# Collected material:

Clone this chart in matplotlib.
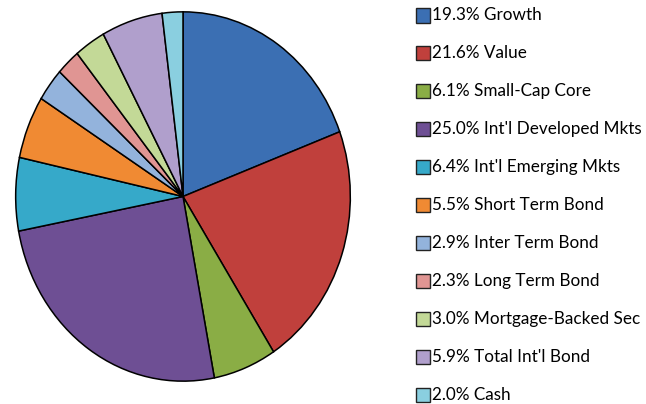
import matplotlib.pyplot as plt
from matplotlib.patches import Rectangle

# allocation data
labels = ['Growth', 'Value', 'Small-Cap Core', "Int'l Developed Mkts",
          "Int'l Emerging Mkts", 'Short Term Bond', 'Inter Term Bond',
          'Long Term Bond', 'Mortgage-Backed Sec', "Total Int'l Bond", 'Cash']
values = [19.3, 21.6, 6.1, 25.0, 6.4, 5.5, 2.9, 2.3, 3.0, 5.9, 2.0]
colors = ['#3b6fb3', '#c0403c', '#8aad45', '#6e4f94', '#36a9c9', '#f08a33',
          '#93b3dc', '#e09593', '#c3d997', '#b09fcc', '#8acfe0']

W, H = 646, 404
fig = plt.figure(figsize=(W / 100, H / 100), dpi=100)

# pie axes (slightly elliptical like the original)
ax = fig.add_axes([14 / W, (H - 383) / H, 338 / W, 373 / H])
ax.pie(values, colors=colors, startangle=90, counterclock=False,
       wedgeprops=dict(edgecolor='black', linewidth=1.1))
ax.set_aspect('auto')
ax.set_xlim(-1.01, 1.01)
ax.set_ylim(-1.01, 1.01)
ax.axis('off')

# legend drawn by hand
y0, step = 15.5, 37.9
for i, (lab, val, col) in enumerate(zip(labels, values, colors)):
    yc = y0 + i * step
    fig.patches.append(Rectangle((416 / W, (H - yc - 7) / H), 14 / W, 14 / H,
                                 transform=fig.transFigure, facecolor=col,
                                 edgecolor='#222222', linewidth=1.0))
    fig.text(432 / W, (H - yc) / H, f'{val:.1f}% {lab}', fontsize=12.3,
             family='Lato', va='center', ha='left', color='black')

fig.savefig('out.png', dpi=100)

# Task to carry out:
Skipping the pictures, transcribe each line above exactly as it appears.

# In response:
Clone this chart in matplotlib.
import matplotlib.pyplot as plt
from matplotlib.patches import Rectangle

# allocation data
labels = ['Growth', 'Value', 'Small-Cap Core', "Int'l Developed Mkts",
          "Int'l Emerging Mkts", 'Short Term Bond', 'Inter Term Bond',
          'Long Term Bond', 'Mortgage-Backed Sec', "Total Int'l Bond", 'Cash']
values = [19.3, 21.6, 6.1, 25.0, 6.4, 5.5, 2.9, 2.3, 3.0, 5.9, 2.0]
colors = ['#3b6fb3', '#c0403c', '#8aad45', '#6e4f94', '#36a9c9', '#f08a33',
          '#93b3dc', '#e09593', '#c3d997', '#b09fcc', '#8acfe0']

W, H = 646, 404
fig = plt.figure(figsize=(W / 100, H / 100), dpi=100)

# pie axes (slightly elliptical like the original)
ax = fig.add_axes([14 / W, (H - 383) / H, 338 / W, 373 / H])
ax.pie(values, colors=colors, startangle=90, counterclock=False,
       wedgeprops=dict(edgecolor='black', linewidth=1.1))
ax.set_aspect('auto')
ax.set_xlim(-1.01, 1.01)
ax.set_ylim(-1.01, 1.01)
ax.axis('off')

# legend drawn by hand
y0, step = 15.5, 37.9
for i, (lab, val, col) in enumerate(zip(labels, values, colors)):
    yc = y0 + i * step
    fig.patches.append(Rectangle((416 / W, (H - yc - 7) / H), 14 / W, 14 / H,
                                 transform=fig.transFigure, facecolor=col,
                                 edgecolor='#222222', linewidth=1.0))
    fig.text(432 / W, (H - yc) / H, f'{val:.1f}% {lab}', fontsize=12.3,
             family='Lato', va='center', ha='left', color='black')

fig.savefig('out.png', dpi=100)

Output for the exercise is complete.